▸ **SOURCE MATERIAL**
*-*-*

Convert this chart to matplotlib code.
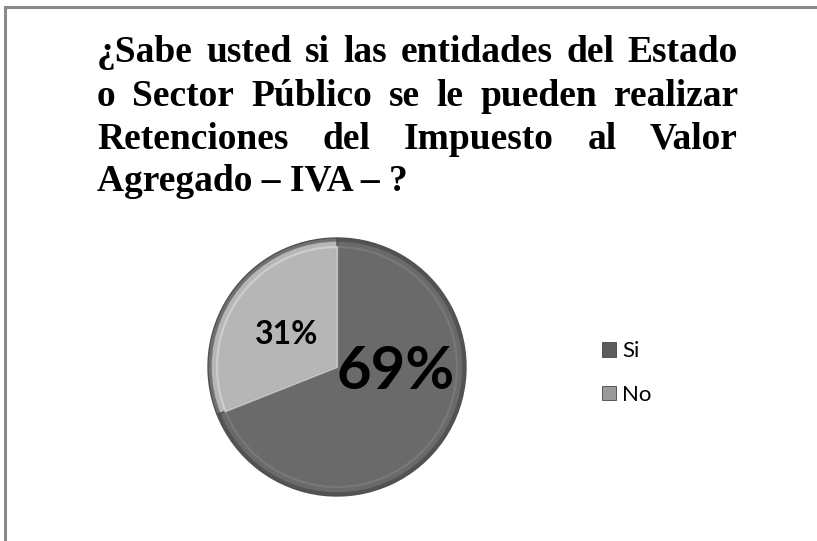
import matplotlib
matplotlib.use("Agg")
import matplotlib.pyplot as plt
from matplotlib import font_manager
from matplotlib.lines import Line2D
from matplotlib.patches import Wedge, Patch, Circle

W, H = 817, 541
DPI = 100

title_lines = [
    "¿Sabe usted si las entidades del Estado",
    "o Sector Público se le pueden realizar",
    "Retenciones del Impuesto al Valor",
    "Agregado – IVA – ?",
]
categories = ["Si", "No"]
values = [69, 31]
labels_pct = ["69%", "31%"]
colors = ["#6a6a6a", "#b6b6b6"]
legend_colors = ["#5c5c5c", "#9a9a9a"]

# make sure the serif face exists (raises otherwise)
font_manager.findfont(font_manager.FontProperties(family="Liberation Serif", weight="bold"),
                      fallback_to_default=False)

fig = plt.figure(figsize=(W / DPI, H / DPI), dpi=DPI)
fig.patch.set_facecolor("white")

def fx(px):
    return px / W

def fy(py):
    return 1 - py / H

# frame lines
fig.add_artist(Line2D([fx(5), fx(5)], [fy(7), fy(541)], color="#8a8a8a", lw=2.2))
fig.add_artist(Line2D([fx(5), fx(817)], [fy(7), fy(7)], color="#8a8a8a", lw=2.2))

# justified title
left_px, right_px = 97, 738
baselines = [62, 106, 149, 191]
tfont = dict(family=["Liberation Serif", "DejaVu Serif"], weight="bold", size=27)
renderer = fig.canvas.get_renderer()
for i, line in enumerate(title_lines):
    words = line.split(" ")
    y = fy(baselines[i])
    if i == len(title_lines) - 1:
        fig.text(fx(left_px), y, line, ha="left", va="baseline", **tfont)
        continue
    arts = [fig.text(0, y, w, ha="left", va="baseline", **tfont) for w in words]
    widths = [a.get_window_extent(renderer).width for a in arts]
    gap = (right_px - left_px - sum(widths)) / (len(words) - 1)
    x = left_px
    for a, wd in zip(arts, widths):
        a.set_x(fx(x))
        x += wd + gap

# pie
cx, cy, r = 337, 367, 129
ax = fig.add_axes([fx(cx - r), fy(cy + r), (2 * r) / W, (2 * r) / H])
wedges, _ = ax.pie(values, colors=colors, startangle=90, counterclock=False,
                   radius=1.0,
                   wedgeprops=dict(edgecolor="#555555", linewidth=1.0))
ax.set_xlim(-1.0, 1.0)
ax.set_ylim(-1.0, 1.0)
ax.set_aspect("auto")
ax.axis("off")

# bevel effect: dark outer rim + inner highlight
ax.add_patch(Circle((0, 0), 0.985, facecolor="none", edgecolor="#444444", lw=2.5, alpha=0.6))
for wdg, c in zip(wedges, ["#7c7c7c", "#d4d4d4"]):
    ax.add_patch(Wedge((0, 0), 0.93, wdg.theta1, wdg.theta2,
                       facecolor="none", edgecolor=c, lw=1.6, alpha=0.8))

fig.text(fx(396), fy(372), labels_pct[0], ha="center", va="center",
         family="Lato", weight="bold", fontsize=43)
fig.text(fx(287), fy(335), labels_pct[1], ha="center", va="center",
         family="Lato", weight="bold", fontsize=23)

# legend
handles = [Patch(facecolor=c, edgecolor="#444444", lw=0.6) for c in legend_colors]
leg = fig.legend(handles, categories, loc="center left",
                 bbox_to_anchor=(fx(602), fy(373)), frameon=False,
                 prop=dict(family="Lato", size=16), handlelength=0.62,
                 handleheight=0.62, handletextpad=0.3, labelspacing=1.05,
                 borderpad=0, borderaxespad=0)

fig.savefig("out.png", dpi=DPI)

*-*-*

Your task is to repeat the data above exactly while excluding the pictures.

▸ **TASK SOLUTION**
Convert this chart to matplotlib code.
import matplotlib
matplotlib.use("Agg")
import matplotlib.pyplot as plt
from matplotlib import font_manager
from matplotlib.lines import Line2D
from matplotlib.patches import Wedge, Patch, Circle

W, H = 817, 541
DPI = 100

title_lines = [
    "¿Sabe usted si las entidades del Estado",
    "o Sector Público se le pueden realizar",
    "Retenciones del Impuesto al Valor",
    "Agregado – IVA – ?",
]
categories = ["Si", "No"]
values = [69, 31]
labels_pct = ["69%", "31%"]
colors = ["#6a6a6a", "#b6b6b6"]
legend_colors = ["#5c5c5c", "#9a9a9a"]

# make sure the serif face exists (raises otherwise)
font_manager.findfont(font_manager.FontProperties(family="Liberation Serif", weight="bold"),
                      fallback_to_default=False)

fig = plt.figure(figsize=(W / DPI, H / DPI), dpi=DPI)
fig.patch.set_facecolor("white")

def fx(px):
    return px / W

def fy(py):
    return 1 - py / H

# frame lines
fig.add_artist(Line2D([fx(5), fx(5)], [fy(7), fy(541)], color="#8a8a8a", lw=2.2))
fig.add_artist(Line2D([fx(5), fx(817)], [fy(7), fy(7)], color="#8a8a8a", lw=2.2))

# justified title
left_px, right_px = 97, 738
baselines = [62, 106, 149, 191]
tfont = dict(family=["Liberation Serif", "DejaVu Serif"], weight="bold", size=27)
renderer = fig.canvas.get_renderer()
for i, line in enumerate(title_lines):
    words = line.split(" ")
    y = fy(baselines[i])
    if i == len(title_lines) - 1:
        fig.text(fx(left_px), y, line, ha="left", va="baseline", **tfont)
        continue
    arts = [fig.text(0, y, w, ha="left", va="baseline", **tfont) for w in words]
    widths = [a.get_window_extent(renderer).width for a in arts]
    gap = (right_px - left_px - sum(widths)) / (len(words) - 1)
    x = left_px
    for a, wd in zip(arts, widths):
        a.set_x(fx(x))
        x += wd + gap

# pie
cx, cy, r = 337, 367, 129
ax = fig.add_axes([fx(cx - r), fy(cy + r), (2 * r) / W, (2 * r) / H])
wedges, _ = ax.pie(values, colors=colors, startangle=90, counterclock=False,
                   radius=1.0,
                   wedgeprops=dict(edgecolor="#555555", linewidth=1.0))
ax.set_xlim(-1.0, 1.0)
ax.set_ylim(-1.0, 1.0)
ax.set_aspect("auto")
ax.axis("off")

# bevel effect: dark outer rim + inner highlight
ax.add_patch(Circle((0, 0), 0.985, facecolor="none", edgecolor="#444444", lw=2.5, alpha=0.6))
for wdg, c in zip(wedges, ["#7c7c7c", "#d4d4d4"]):
    ax.add_patch(Wedge((0, 0), 0.93, wdg.theta1, wdg.theta2,
                       facecolor="none", edgecolor=c, lw=1.6, alpha=0.8))

fig.text(fx(396), fy(372), labels_pct[0], ha="center", va="center",
         family="Lato", weight="bold", fontsize=43)
fig.text(fx(287), fy(335), labels_pct[1], ha="center", va="center",
         family="Lato", weight="bold", fontsize=23)

# legend
handles = [Patch(facecolor=c, edgecolor="#444444", lw=0.6) for c in legend_colors]
leg = fig.legend(handles, categories, loc="center left",
                 bbox_to_anchor=(fx(602), fy(373)), frameon=False,
                 prop=dict(family="Lato", size=16), handlelength=0.62,
                 handleheight=0.62, handletextpad=0.3, labelspacing=1.05,
                 borderpad=0, borderaxespad=0)

fig.savefig("out.png", dpi=DPI)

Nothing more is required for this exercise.